4th Minnesota State Treasurer
- In office January 5, 1872 – February 7, 1873
- Governor: Horace Austin
- Preceded by: Emil D. Munch
- Succeeded by: Edwin W. Dyke

Minnesota Deputy Treasurer
- In office 1867–1871

Personal details
- Born: May 12, 1810 Lauenburg, Schleswig-Holstein
- Died: May 22, 1888 (aged 78)
- Resting place: Oakland Cemetery Saint Paul, Minnesota, U.S.
- Other political affiliations: Republican

Military service
- Allegiance: United States of America
- Branch/service: Union Army
- Years of service: 1862–1863
- Rank: Sergeant
- Unit: Company D, 9th Minnesota Infantry Regiment
- Battles/wars: Dakota War of 1862

= William Seeger =

American soldier and politician (1810 – 1888)

William Seeger (May 12, 1810 – May 22, 1888) was a German American soldier, politician, and immigration official who served as the Minnesota Deputy State Treasurer from 1867 to 1871, and later served as the fourth Minnesota State Treasurer from 1872 to 1873. Seeger resigned from the office of state treasurer following an indictment for corruption and embezzling state funds in 1873.

== Early life and career ==
Seeger was born on May 12, 1810, in the city of Lauenburg in Schleswig-Holstein. According to the Minnesota Historical Election Archive Seeger emigrated to the United States in 1852 and moved to Minnesota Territory in 1856. Seeger was one of the founding citizens of New Ulm, Minnesota in 1856 alongside William Pfaender and A. Prieser. Seeger was also an early citizen of St. Peter, Minnesota where he was employed as a brewer alongside Joseph Engesser.

At the outbreak of the American Civil War Seeger volunteered for service in the Union Army on August 19, 1862, and was enrolled into the ranks of Company D of the 9th Minnesota Infantry Regiment as a Sergeant under the command of Captain Asgrim Knutson Skaro. Company D of the 9th Minnesota acted as the military guards for the 1862 Mankato mass execution. Seeger was discharged from service on February 28, 1863, due to disability.

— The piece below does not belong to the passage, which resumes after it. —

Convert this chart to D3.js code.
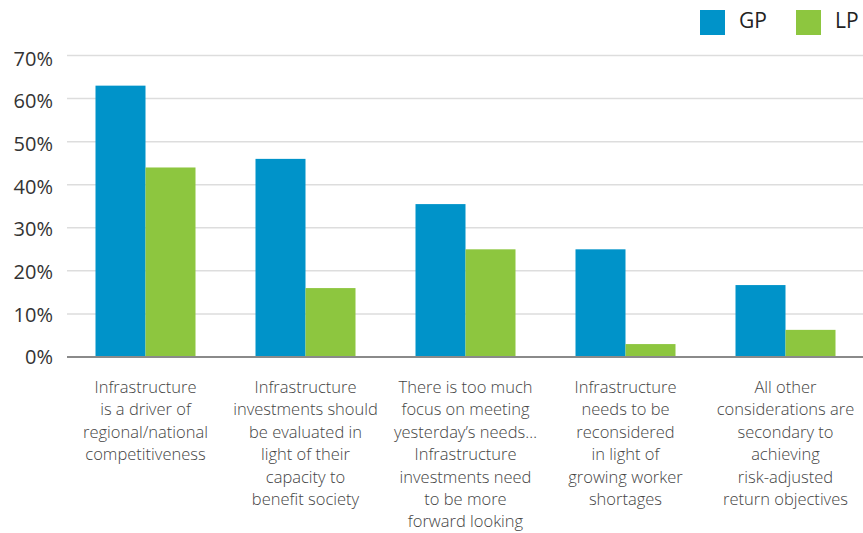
<!DOCTYPE html>
<html>
<head>
<meta charset="utf-8">
<script src="https://cdn.jsdelivr.net/npm/d3@7"></script>
<style>
  html, body { margin: 0; padding: 0; background: #fff; }
  svg { display: block; font-family: "Open Sans", "Noto Sans", sans-serif; }
</style>
</head>
<body>
<svg id="chart" width="863" height="533"></svg>
<script>
// Survey statements (each label is a list of wrapped lines)
const categories = [
  ["Infrastructure", "is a driver of", "regional/national", "competitiveness"],
  ["Infrastructure", "investments should", "be evaluated in", "light of their", "capacity to", "benefit society"],
  ["There is too much", "focus on meeting", "yesterday’s needs…", "Infrastructure", "investments need", "to be more", "forward looking"],
  ["Infrastructure", "needs to be", "reconsidered", "in light of", "growing worker", "shortages"],
  ["All other", "considerations are", "secondary to", "achieving", "risk-adjusted", "return objectives"]
];
const seriesNames = ["GP", "LP"];
const gpValues = [63, 46, 35.5, 25, 16.7];
const lpValues = [44, 16, 25, 3, 6.3];
const yTicks = [0, 10, 20, 30, 40, 50, 60, 70];
const colors = { GP: "#0093c9", LP: "#8dc63f" };

const svg = d3.select("#chart");
const idx = d3.range(categories.length);

const x = d3.scaleBand()
  .domain(idx)
  .range([65.5, 865.5])
  .paddingInner(0.375)
  .paddingOuter(0.1875);

const xInner = d3.scaleBand()
  .domain(seriesNames)
  .range([0, x.bandwidth()]);

const y = d3.scaleLinear()
  .domain([0, 70])
  .range([357, 55.5]);

// horizontal gridlines
svg.append("g")
  .selectAll("line")
  .data(yTicks.filter(d => d > 0))
  .join("line")
  .attr("x1", 67).attr("x2", 863)
  .attr("y1", d => y(d)).attr("y2", d => y(d))
  .attr("stroke", "#dddddd")
  .attr("stroke-width", 1.5);

// y-axis tick labels
svg.append("g")
  .selectAll("text")
  .data(yTicks)
  .join("text")
  .attr("x", 53)
  .attr("y", d => y(d) + 2 + d * 0.04)
  .attr("text-anchor", "end")
  .attr("dominant-baseline", "middle")
  .attr("font-size", 20)
  .attr("fill", "#333")
  .text(d => d + "%");

// bars
const rows = idx.map(i => ({ i, GP: gpValues[i], LP: lpValues[i] }));
const groups = svg.append("g")
  .selectAll("g")
  .data(rows)
  .join("g")
  .attr("transform", d => `translate(${x(d.i)},0)`);

groups.selectAll("rect")
  .data(d => seriesNames.map(k => ({ key: k, value: d[k] })))
  .join("rect")
  .attr("x", d => xInner(d.key))
  .attr("width", xInner.bandwidth())
  .attr("y", d => y(d.value))
  .attr("height", d => y(0) - y(d.value))
  .attr("fill", d => colors[d.key]);

// baseline
svg.append("line")
  .attr("x1", 67).attr("x2", 863)
  .attr("y1", y(0)).attr("y2", y(0))
  .attr("stroke", "#8a8a8a")
  .attr("stroke-width", 2);

// category labels
const labels = svg.append("g")
  .selectAll("text")
  .data(rows)
  .join("text")
  .attr("text-anchor", "middle")
  .attr("font-size", 16.5)
  .attr("font-weight", 300)
  .attr("fill", "#444");

labels.selectAll("tspan")
  .data(d => categories[d.i].map(line => ({ line, cx: x(d.i) + x.bandwidth() / 2 })))
  .join("tspan")
  .attr("x", d => d.cx)
  .attr("y", (d, j) => 393 + j * 22.4)
  .text(d => d.line);

// legend
const legend = svg.append("g")
  .selectAll("g")
  .data(seriesNames)
  .join("g")
  .attr("transform", (d, i) => `translate(${700 + i * 96},10)`);

legend.append("rect")
  .attr("width", 25).attr("height", 25)
  .attr("fill", d => colors[d]);

legend.append("text")
  .attr("x", 39)
  .attr("y", 12.5)
  .attr("dominant-baseline", "middle")
  .attr("font-size", 21)
  .attr("fill", "#222")
  .text(d => d);
</script>
</body>
</html>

Following his service in the military, Seeger was appointed as deputy to the State Treasurer and served from 1867 to 1871 under Emil D. Munch. Beginning in 1871 Seeger ran for the political office of Minnesota State Treasurer as a Republican. Seeger won the November 7, 1871 treasurer election against Democrat candidate Barney Vosberg and Prohibition Party candidate William L. Mintzer with a majority vote of 60.41% and a margin of victory of +21.00%. In 1873 Seeger was indicted by the Minnesota House of Representatives and investigated by the Minnesota Senate for the embezzlement of state funds and corrupt misconduct. Seeger resigned from office before he could be charged, he was replaced by Edwin W. Dyke.

Following his political career Seeger was placed in charge of the Minnesota Board of Immigration. Seeger was instrumental in the establishment of a Russian expatriate colony of Mennonites in Minnesota from the Chortitza Colony in the Russian Empire and the Molotschna Colony in modern-day Ukraine who ended up settling in Mountain Lake, Minnesota and Cottonwood County, Minnesota. Seeger chose Mennonites due to their strong work ethic. Seeger later established another Mennonite colony in Yankton, South Dakota.

== Death ==
Seeger died on May 22, 1888, from dropsy (edema). Seeger is buried in Oakland Cemetery in Saint Paul, Minnesota.